STATED TASK - Pictures excluded, reproduce exactly the lines below from the one with "Emit a web page" through the one with "barGap: '0%', barCategoryGap: '40%'", both included.

ENTRIES SUPPLIED -
start

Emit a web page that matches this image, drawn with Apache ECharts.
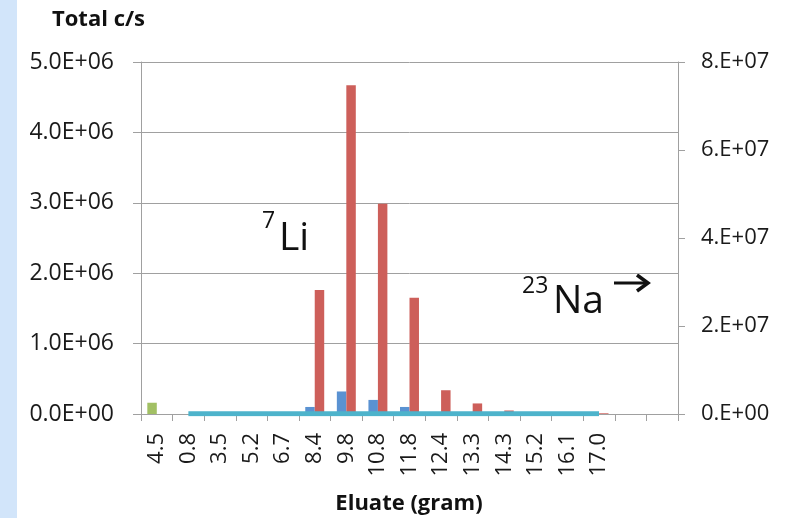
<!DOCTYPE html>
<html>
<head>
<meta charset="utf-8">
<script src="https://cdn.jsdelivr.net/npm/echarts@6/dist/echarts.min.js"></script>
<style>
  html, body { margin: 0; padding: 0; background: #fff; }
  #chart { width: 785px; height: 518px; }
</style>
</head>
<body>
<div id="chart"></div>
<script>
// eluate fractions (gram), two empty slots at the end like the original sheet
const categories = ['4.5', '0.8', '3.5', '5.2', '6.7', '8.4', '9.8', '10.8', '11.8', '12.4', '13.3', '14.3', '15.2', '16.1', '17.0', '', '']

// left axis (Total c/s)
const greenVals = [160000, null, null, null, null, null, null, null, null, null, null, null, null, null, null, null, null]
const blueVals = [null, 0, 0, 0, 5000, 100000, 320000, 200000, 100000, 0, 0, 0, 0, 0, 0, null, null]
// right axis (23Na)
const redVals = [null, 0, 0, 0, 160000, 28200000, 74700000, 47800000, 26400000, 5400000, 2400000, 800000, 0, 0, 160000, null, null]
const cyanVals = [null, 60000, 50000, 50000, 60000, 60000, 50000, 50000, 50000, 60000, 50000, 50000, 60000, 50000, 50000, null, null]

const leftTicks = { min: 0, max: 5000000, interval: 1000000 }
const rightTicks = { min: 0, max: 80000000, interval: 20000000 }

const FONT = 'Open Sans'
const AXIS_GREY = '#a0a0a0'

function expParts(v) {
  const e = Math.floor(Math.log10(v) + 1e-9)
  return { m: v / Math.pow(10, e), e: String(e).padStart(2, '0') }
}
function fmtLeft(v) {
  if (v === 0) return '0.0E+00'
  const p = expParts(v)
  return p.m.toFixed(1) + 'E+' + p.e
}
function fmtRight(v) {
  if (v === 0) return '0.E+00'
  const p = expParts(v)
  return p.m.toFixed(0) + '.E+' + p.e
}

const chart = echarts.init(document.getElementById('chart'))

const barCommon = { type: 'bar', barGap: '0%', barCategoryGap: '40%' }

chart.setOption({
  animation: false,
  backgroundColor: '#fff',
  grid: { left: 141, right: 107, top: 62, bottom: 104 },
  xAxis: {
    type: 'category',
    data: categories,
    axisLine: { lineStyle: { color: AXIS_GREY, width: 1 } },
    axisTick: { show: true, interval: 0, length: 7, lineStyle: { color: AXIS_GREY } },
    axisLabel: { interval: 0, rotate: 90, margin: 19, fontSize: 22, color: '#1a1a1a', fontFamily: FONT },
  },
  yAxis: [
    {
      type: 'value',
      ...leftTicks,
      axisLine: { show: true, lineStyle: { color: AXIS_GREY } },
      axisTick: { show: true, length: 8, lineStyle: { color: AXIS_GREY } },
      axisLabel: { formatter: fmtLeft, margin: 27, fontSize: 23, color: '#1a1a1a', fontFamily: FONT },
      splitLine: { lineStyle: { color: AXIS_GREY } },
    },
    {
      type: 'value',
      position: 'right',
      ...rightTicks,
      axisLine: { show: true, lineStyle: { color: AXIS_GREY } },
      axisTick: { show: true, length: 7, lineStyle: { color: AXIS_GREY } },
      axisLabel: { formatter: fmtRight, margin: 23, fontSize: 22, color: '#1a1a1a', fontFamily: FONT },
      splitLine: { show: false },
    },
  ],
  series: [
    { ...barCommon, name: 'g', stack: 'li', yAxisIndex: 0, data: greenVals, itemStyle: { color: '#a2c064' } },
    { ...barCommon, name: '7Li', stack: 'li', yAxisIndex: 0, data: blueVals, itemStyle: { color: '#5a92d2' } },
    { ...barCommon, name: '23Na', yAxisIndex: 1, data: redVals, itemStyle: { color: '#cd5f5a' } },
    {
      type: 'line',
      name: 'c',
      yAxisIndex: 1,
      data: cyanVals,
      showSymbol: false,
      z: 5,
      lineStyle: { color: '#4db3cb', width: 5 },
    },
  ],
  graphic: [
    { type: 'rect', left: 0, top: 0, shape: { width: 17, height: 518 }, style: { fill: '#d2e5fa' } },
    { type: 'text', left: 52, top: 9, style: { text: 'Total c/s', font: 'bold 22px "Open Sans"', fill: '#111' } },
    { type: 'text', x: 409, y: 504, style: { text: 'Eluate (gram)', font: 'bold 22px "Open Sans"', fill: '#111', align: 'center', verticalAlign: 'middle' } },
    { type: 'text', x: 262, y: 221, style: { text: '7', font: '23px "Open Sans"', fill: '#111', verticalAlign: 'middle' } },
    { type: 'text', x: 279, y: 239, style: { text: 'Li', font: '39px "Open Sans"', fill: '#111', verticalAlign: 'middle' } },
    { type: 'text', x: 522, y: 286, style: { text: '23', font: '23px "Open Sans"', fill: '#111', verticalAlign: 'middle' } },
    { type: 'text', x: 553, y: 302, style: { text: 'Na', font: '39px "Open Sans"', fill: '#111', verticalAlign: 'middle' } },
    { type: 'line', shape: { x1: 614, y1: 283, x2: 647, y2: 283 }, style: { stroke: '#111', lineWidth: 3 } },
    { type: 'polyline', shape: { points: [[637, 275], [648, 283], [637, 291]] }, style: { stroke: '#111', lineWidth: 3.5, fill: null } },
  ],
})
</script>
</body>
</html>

end
start

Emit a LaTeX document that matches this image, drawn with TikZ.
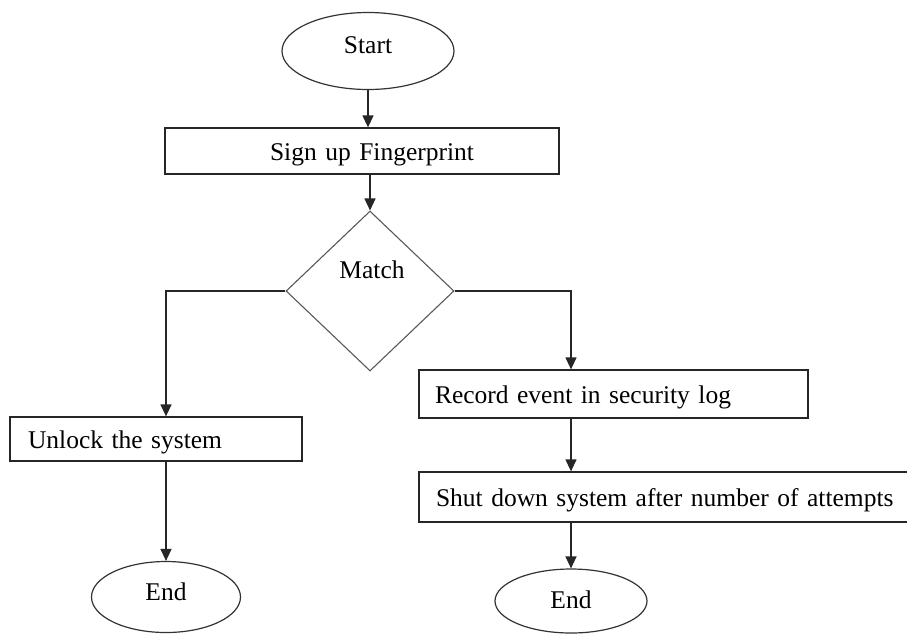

end
start

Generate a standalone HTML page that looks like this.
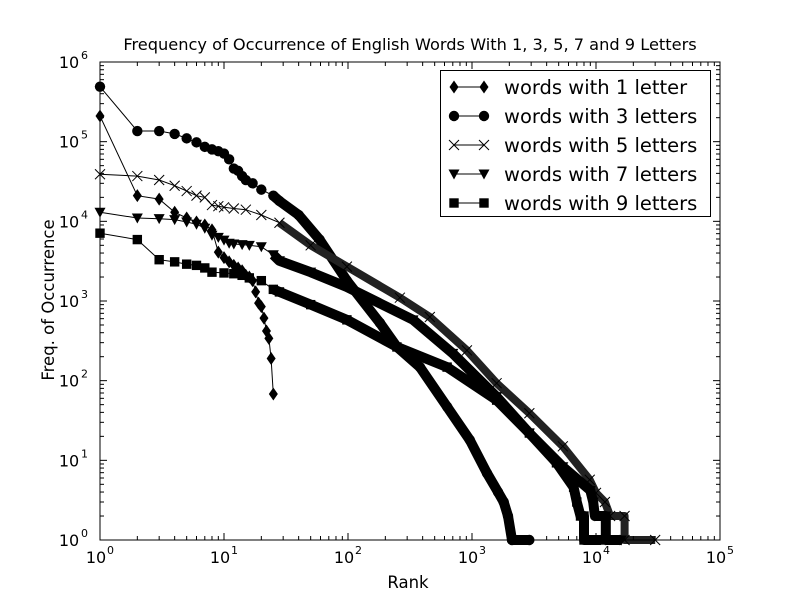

end

WRITTEN RESPONSE -
Emit a web page that matches this image, drawn with Apache ECharts.
<!DOCTYPE html>
<html>
<head>
<meta charset="utf-8">
<script src="https://cdn.jsdelivr.net/npm/echarts@6/dist/echarts.min.js"></script>
<style>
  html, body { margin: 0; padding: 0; background: #fff; }
  #chart { width: 785px; height: 518px; }
</style>
</head>
<body>
<div id="chart"></div>
<script>
// eluate fractions (gram), two empty slots at the end like the original sheet
const categories = ['4.5', '0.8', '3.5', '5.2', '6.7', '8.4', '9.8', '10.8', '11.8', '12.4', '13.3', '14.3', '15.2', '16.1', '17.0', '', '']

// left axis (Total c/s)
const greenVals = [160000, null, null, null, null, null, null, null, null, null, null, null, null, null, null, null, null]
const blueVals = [null, 0, 0, 0, 5000, 100000, 320000, 200000, 100000, 0, 0, 0, 0, 0, 0, null, null]
// right axis (23Na)
const redVals = [null, 0, 0, 0, 160000, 28200000, 74700000, 47800000, 26400000, 5400000, 2400000, 800000, 0, 0, 160000, null, null]
const cyanVals = [null, 60000, 50000, 50000, 60000, 60000, 50000, 50000, 50000, 60000, 50000, 50000, 60000, 50000, 50000, null, null]

const leftTicks = { min: 0, max: 5000000, interval: 1000000 }
const rightTicks = { min: 0, max: 80000000, interval: 20000000 }

const FONT = 'Open Sans'
const AXIS_GREY = '#a0a0a0'

function expParts(v) {
  const e = Math.floor(Math.log10(v) + 1e-9)
  return { m: v / Math.pow(10, e), e: String(e).padStart(2, '0') }
}
function fmtLeft(v) {
  if (v === 0) return '0.0E+00'
  const p = expParts(v)
  return p.m.toFixed(1) + 'E+' + p.e
}
function fmtRight(v) {
  if (v === 0) return '0.E+00'
  const p = expParts(v)
  return p.m.toFixed(0) + '.E+' + p.e
}

const chart = echarts.init(document.getElementById('chart'))

const barCommon = { type: 'bar', barGap: '0%', barCategoryGap: '40%' }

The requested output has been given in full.